• _STORED DATA_:
· · · · · · ·
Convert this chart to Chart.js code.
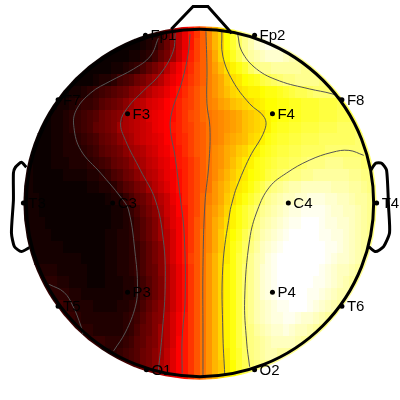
<!DOCTYPE html>
<html>
<head>
<meta charset="utf-8">
<style>
  html, body { margin: 0; padding: 0; background: #fff; }
  canvas { display: block; }
</style>
<script src="https://cdn.jsdelivr.net/npm/chart.js@4"></script>
</head>
<body>
<canvas id="myChart" width="400" height="400"></canvas>
<script>
// electrodes, in head units
const electrodeNames = ["Fp1", "Fp2", "F7", "F3", "F4", "F8", "T3", "C3", "C4", "T4", "T5", "P3", "P4", "T6", "O1", "O2"];
const electrodeX = [-55, 55, -143, -73, 73, 143, -178, -88, 89, 178, -143, -73, 73, 143, -54, 55];
const electrodeY = [169, 169, 104, 90, 90, 104, 0, 0, 0, 0, -104, -90, -90, -104, -168, -168];

// head outline pieces
const nose = [[-29, 175], [-7, 198], [8, 198], [32, 171]];
const earLeft = [[-175, 36], [-180, 41], [-186, 36], [-188, 30], [-188, 3], [-190, -30], [-187, -44], [-180, -49], [-172, -45]];
const earRight = [[172, 33], [177, 40], [183, 40], [188, 33], [190, -4], [191, -30], [185, -44], [177, -49], [170, -44]];

// contour lines
const contourA = [[-42, 166], [-50, 148], [-67, 135], [-90, 123], [-110, 111], [-125, 93], [-127, 76], [-120, 53], [-100, 30], [-80, 6], [-72, -7], [-65, -54], [-63, -84], [-65, -104], [-75, -130], [-87, -149]];
const contourB = [[-25, 171], [-27, 153], [-40, 130], [-57, 113], [-73, 96], [-80, 81], [-75, 63], [-60, 33], [-45, 3], [-37, -37], [-35, -80], [-38, -130], [-42, -169]];
const contourC = [[-10, 170], [-12, 150], [-18, 123], [-28, 93], [-30, 76], [-25, 46], [-20, 6], [-16, -30], [-15, -97], [-18, -137], [-18, -172]];
const contourD = [[6, 173], [7, 136], [7, 100], [10, 76], [9, 40], [5, 0], [3, -64], [3, -130], [3, -174]];
const contourE = [[22, 173], [23, 148], [33, 123], [50, 100], [65, 86], [65, 73], [50, 46], [37, 16], [33, 3], [30, -10], [23, -64], [23, -130], [25, -174]];
const contourF = [[38, 170], [42, 153], [57, 135], [80, 123], [110, 115], [133, 110], [142, 106]];
const contourG = [[165, 48], [150, 53], [133, 51], [110, 43], [87, 30], [70, 16], [58, -7], [50, -37], [45, -97], [47, -140], [50, -165]];
const contourH = [[-152, -82], [-137, -90], [-128, -104], [-120, -124], [-118, -132]];

// potential map, levels 0-63, one row per 12 units from the top
// firstCell = column where each row starts
const firstCell = [19, 15, 12, 9, 7, 6, 4, 3, 2, 2, 1, 0, 0, 0, 0, 0, 0, 0, 0, 1, 2, 3, 4, 5, 6, 8, 10, 13, 16, 21];
const levels = [
  [0,0,1,2,4,8,12,17,21,25,28,32,36,40,43,47,50,54,56,57,59,60],
  [0,0,0,0,0,1,2,3,6,9,12,17,21,25,29,32,36,40,43,47,50,53,56,58,60,61,62,61,60,59,58],
  [0,0,0,0,0,0,1,1,2,3,5,8,10,14,18,22,26,29,32,35,39,43,46,49,52,55,57,58,59,60,60,60,59,58,57,56],
  [0,0,0,0,0,0,1,1,2,3,4,6,8,10,12,16,19,22,25,27,30,32,35,38,41,44,46,48,50,53,55,56,56,57,57,57,57,57,56,56,55,55],
  [0,0,0,0,0,1,2,2,3,5,6,7,9,10,12,14,16,19,21,23,26,28,30,32,35,37,39,42,44,45,47,48,49,51,52,53,54,55,55,56,56,56,56,55,55,55],
  [0,0,1,1,2,3,4,5,6,7,8,9,11,12,14,16,18,19,21,23,25,27,29,31,33,35,37,39,41,43,44,45,46,46,47,48,48,49,50,51,52,52,53,54,54,54,54,54],
  [0,0,1,1,2,3,4,4,5,7,8,9,10,12,14,16,17,19,20,21,23,24,26,28,29,31,33,35,36,38,39,41,42,43,44,45,46,47,47,48,48,49,49,50,50,50,51,51,51,52,52,52],
  [0,0,1,1,2,3,4,5,6,7,9,10,11,12,15,16,17,18,20,21,22,23,24,26,28,30,31,33,34,35,36,37,38,39,41,42,43,44,46,47,48,48,49,49,50,50,50,51,51,51,52,52,52,53],
  [0,0,0,1,1,2,3,4,5,6,8,9,10,11,14,15,16,17,18,19,21,22,23,25,26,28,29,31,32,34,35,36,37,38,39,41,42,43,44,46,48,49,49,50,50,51,51,51,52,52,52,53,53,53,53,53],
  [0,0,0,1,1,2,2,3,4,5,6,8,9,10,12,14,15,17,18,19,20,21,23,24,26,27,29,31,32,34,35,36,38,39,40,41,43,44,46,48,49,50,50,51,51,52,52,52,53,53,53,53,53,53,54,54,54],
  [0,0,0,0,1,1,2,2,2,3,4,5,7,8,9,10,12,14,15,16,18,19,21,22,24,25,27,29,31,32,34,36,37,39,40,42,43,45,46,48,49,50,51,51,52,52,53,53,53,53,54,54,54,54,54,54,54,54],
  [1,1,0,0,0,1,1,1,2,2,2,3,4,5,6,8,9,10,12,14,15,17,18,20,21,23,25,26,28,30,32,34,36,37,39,41,43,45,46,48,49,50,51,52,52,53,53,54,55,55,55,56,56,56,55,55,55,54,54,54],
  [1,1,0,0,0,0,0,1,1,1,1,2,2,3,4,6,7,9,10,12,14,16,17,19,21,22,24,26,28,30,32,34,36,38,40,42,44,45,47,48,49,51,52,53,54,55,55,56,56,57,57,57,57,57,57,56,56,55,55,54],
  [1,1,0,0,0,0,0,0,0,0,0,1,1,2,2,3,5,7,8,10,11,14,16,18,20,22,24,26,28,30,32,34,37,39,41,43,45,46,48,50,52,54,55,56,57,58,58,59,59,59,59,59,58,58,58,57,57,56,55,55],
  [1,1,1,0,0,0,0,0,0,0,0,0,0,0,1,2,2,4,6,8,9,11,14,16,18,21,23,26,28,30,33,35,37,39,42,44,46,48,50,52,54,56,57,58,59,59,60,60,61,61,61,60,60,59,59,58,57,57,56,55],
  [1,1,1,0,0,0,0,0,0,0,0,0,0,0,0,1,1,2,4,6,8,10,12,15,18,20,23,25,28,30,33,36,38,40,43,46,48,50,52,54,56,57,58,59,60,61,61,62,62,62,62,61,60,60,59,59,58,57,56,55],
  [1,1,1,1,0,0,0,0,0,0,0,0,0,0,0,1,1,2,3,5,7,9,11,14,17,20,22,25,28,31,33,36,39,41,44,46,48,50,52,55,57,58,59,60,61,62,62,63,63,63,62,61,61,60,60,59,58,57,56,55],
  [1,1,1,1,1,0,0,0,0,0,0,0,0,0,1,1,2,2,3,5,7,9,11,14,16,19,22,25,28,31,34,36,39,42,45,47,49,52,54,56,58,59,60,61,62,63,63,63,63,63,62,62,61,61,60,59,58,57,56,55],
  [1,1,1,1,1,1,1,0,0,0,0,0,0,0,1,1,2,2,3,4,6,8,10,12,16,19,22,25,28,31,34,36,39,42,45,48,50,53,55,57,59,60,61,62,63,63,63,63,63,63,63,62,62,61,60,59,58,57,56,55],
  [1,1,1,1,1,1,1,1,1,0,0,0,0,1,1,2,2,3,4,6,8,10,12,16,19,22,25,29,31,34,37,40,43,45,48,51,53,56,58,59,61,62,63,63,63,63,63,63,63,63,62,61,60,60,59,58,57,56],
  [2,2,2,2,1,1,1,1,1,0,0,0,1,1,2,2,3,4,6,8,9,12,15,18,21,24,28,31,34,37,40,43,46,48,51,54,56,58,60,61,62,63,63,63,63,63,63,63,62,61,60,59,59,58,57,56],
  [3,3,3,2,2,1,1,1,0,0,0,1,1,1,2,2,3,5,7,9,11,15,18,21,24,28,31,34,37,40,43,46,48,51,54,56,58,60,61,62,63,63,63,63,63,63,62,62,61,60,59,58,57,56],
  [4,3,3,3,2,2,1,1,1,1,1,1,1,2,2,3,5,7,9,11,15,18,21,24,28,31,34,37,40,43,46,48,51,54,56,58,60,61,62,63,63,63,63,63,62,62,61,60,59,58,58,57],
  [4,5,4,3,2,2,2,1,1,1,1,2,2,3,4,6,8,10,12,15,18,21,24,28,31,34,37,40,43,46,48,51,54,56,58,59,60,61,62,62,63,63,63,62,61,60,59,58,57,56],
  [5,5,4,3,2,2,2,2,2,2,2,3,4,5,7,9,11,12,16,19,22,25,28,31,34,37,40,43,46,48,51,54,56,58,59,60,61,61,62,62,61,60,60,59,58,57,56,55],
  [4,4,3,3,2,2,2,2,2,3,4,6,8,9,11,14,16,19,22,25,28,31,34,37,40,43,46,48,51,54,55,57,58,59,60,60,61,60,59,59,58,57,56,55],
  [4,4,4,4,3,3,3,4,5,7,8,10,11,14,16,19,23,25,28,31,34,37,40,43,46,48,51,53,55,56,57,58,59,59,59,59,58,57,57,56],
  [2,2,3,4,5,6,7,9,10,12,14,17,20,23,25,28,31,34,37,40,43,45,48,50,53,55,56,57,58,58,57,57,56,56],
  [4,5,6,7,9,10,12,15,17,20,23,25,28,31,34,37,40,42,45,47,50,52,54,55,56,56,56,55],
  [9,11,15,17,20,23,25,28,31,34,37,40,43,45,47,49,52,54]
];

// matlab style "hot" colours, 64 steps
function hotColor(level) {
  var r = Math.min(1, (level + 1) / 24);
  var g = Math.max(0, Math.min(1, (level + 1 - 24) / 24));
  var b = Math.max(0, Math.min(1, (level + 1 - 48) / 16));
  return "rgb(" + Math.round(r * 255) + "," + Math.round(g * 255) + "," + Math.round(b * 255) + ")";
}

// one 6x12 tile per level, used as the point style
const tiles = [];
for (var k = 0; k < 64; k++) {
  var tile = document.createElement("canvas");
  tile.width = 6;
  tile.height = 12;
  var tc = tile.getContext("2d");
  tc.fillStyle = hotColor(k);
  tc.fillRect(0, 0, 6, 12);
  tiles.push(tile);
}

const heatPoints = [];
const heatStyles = [];
for (var r = 0; r < levels.length; r++) {
  for (var c = 0; c < levels[r].length; c++) {
    heatPoints.push({ x: -177 + 6 * (firstCell[r] + c), y: 172 - 12 * r });
    heatStyles.push(tiles[levels[r][c]]);
  }
}

function toPoints(list) {
  return list.map(function (p) { return { x: p[0], y: p[1] }; });
}

function lineSet(list, color, width, tension) {
  return {
    data: toPoints(list),
    showLine: true,
    fill: false,
    borderColor: color,
    borderWidth: width,
    tension: tension,
    pointRadius: 0
  };
}

const electrodeSet = {
  data: electrodeNames.map(function (n, i) { return { x: electrodeX[i], y: electrodeY[i] }; }),
  backgroundColor: "#000",
  borderColor: "#000",
  pointRadius: 2.5,
  borderWidth: 0
};
const heatSet = {
  data: heatPoints,
  pointStyle: heatStyles,
  pointRadius: 0.5,
  borderWidth: 0
};

const contourColor = "#555";
const allSets = [
  electrodeSet,
  lineSet(nose, "#000", 3, 0),
  lineSet(earLeft, "#000", 3, 0.2),
  lineSet(earRight, "#000", 3, 0.2),
  lineSet(contourA, contourColor, 1, 0.4),
  lineSet(contourB, contourColor, 1, 0.4),
  lineSet(contourC, contourColor, 1, 0.4),
  lineSet(contourD, contourColor, 1, 0.4),
  lineSet(contourE, contourColor, 1, 0.4),
  lineSet(contourF, contourColor, 1, 0.4),
  lineSet(contourG, contourColor, 1, 0.4),
  lineSet(contourH, contourColor, 1, 0.4),
  heatSet
];
const heatIndex = allSets.length - 1;

function headArc(chart, radius) {
  var sx = chart.scales.x, sy = chart.scales.y;
  chart.ctx.beginPath();
  chart.ctx.arc(sx.getPixelForValue(0), sy.getPixelForValue(0), sx.getPixelForValue(radius) - sx.getPixelForValue(0), 0, Math.PI * 2);
}

// keeps the map inside the head circle, then draws the circle and the electrode names
const headPlugin = {
  id: "headPlugin",
  beforeDatasetDraw: function (chart, args) {
    if (args.index != heatIndex) return;
    chart.ctx.save();
    headArc(chart, 178);
    chart.ctx.clip();
  },
  afterDatasetDraw: function (chart, args) {
    if (args.index == heatIndex) chart.ctx.restore();
  },
  afterDatasetsDraw: function (chart) {
    var sx = chart.scales.x, sy = chart.scales.y;
    var ctx = chart.ctx;
    ctx.save();
    headArc(chart, 175);
    ctx.lineWidth = 3;
    ctx.strokeStyle = "#000";
    ctx.stroke();
    ctx.font = "15px 'Liberation Sans'";
    ctx.fillStyle = "#000";
    ctx.textAlign = "left";
    ctx.textBaseline = "middle";
    for (var i = 0; i < electrodeNames.length; i++) {
      ctx.fillText(electrodeNames[i], sx.getPixelForValue(electrodeX[i]) + 5, sy.getPixelForValue(electrodeY[i]) + 1);
    }
    ctx.restore();
  }
};

const CHART = document.getElementById("myChart");
let wykres = new Chart(CHART, {
  type: "scatter",
  data: { datasets: allSets },
  options: {
    responsive: false,
    animation: false,
    events: [],
    layout: { padding: 0 },
    plugins: {
      legend: { display: false },
      tooltip: { enabled: false }
    },
    scales: {
      x: { type: "linear", min: -197.5, max: 197.5, display: false },
      y: { type: "linear", min: -194.5, max: 200.5, display: false }
    }
  },
  plugins: [headPlugin]
});
</script>
</body>
</html>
· · · · · · ·
• _DIRECTIONS_: Emit the lines of the material exactly, from its first line to the line containing "-104, -168, -168];", inclusive; leave every picture out.

• _ANSWER BELOW_:
Convert this chart to Chart.js code.
<!DOCTYPE html>
<html>
<head>
<meta charset="utf-8">
<style>
  html, body { margin: 0; padding: 0; background: #fff; }
  canvas { display: block; }
</style>
<script src="https://cdn.jsdelivr.net/npm/chart.js@4"></script>
</head>
<body>
<canvas id="myChart" width="400" height="400"></canvas>
<script>
// electrodes, in head units
const electrodeNames = ["Fp1", "Fp2", "F7", "F3", "F4", "F8", "T3", "C3", "C4", "T4", "T5", "P3", "P4", "T6", "O1", "O2"];
const electrodeX = [-55, 55, -143, -73, 73, 143, -178, -88, 89, 178, -143, -73, 73, 143, -54, 55];
const electrodeY = [169, 169, 104, 90, 90, 104, 0, 0, 0, 0, -104, -90, -90, -104, -168, -168];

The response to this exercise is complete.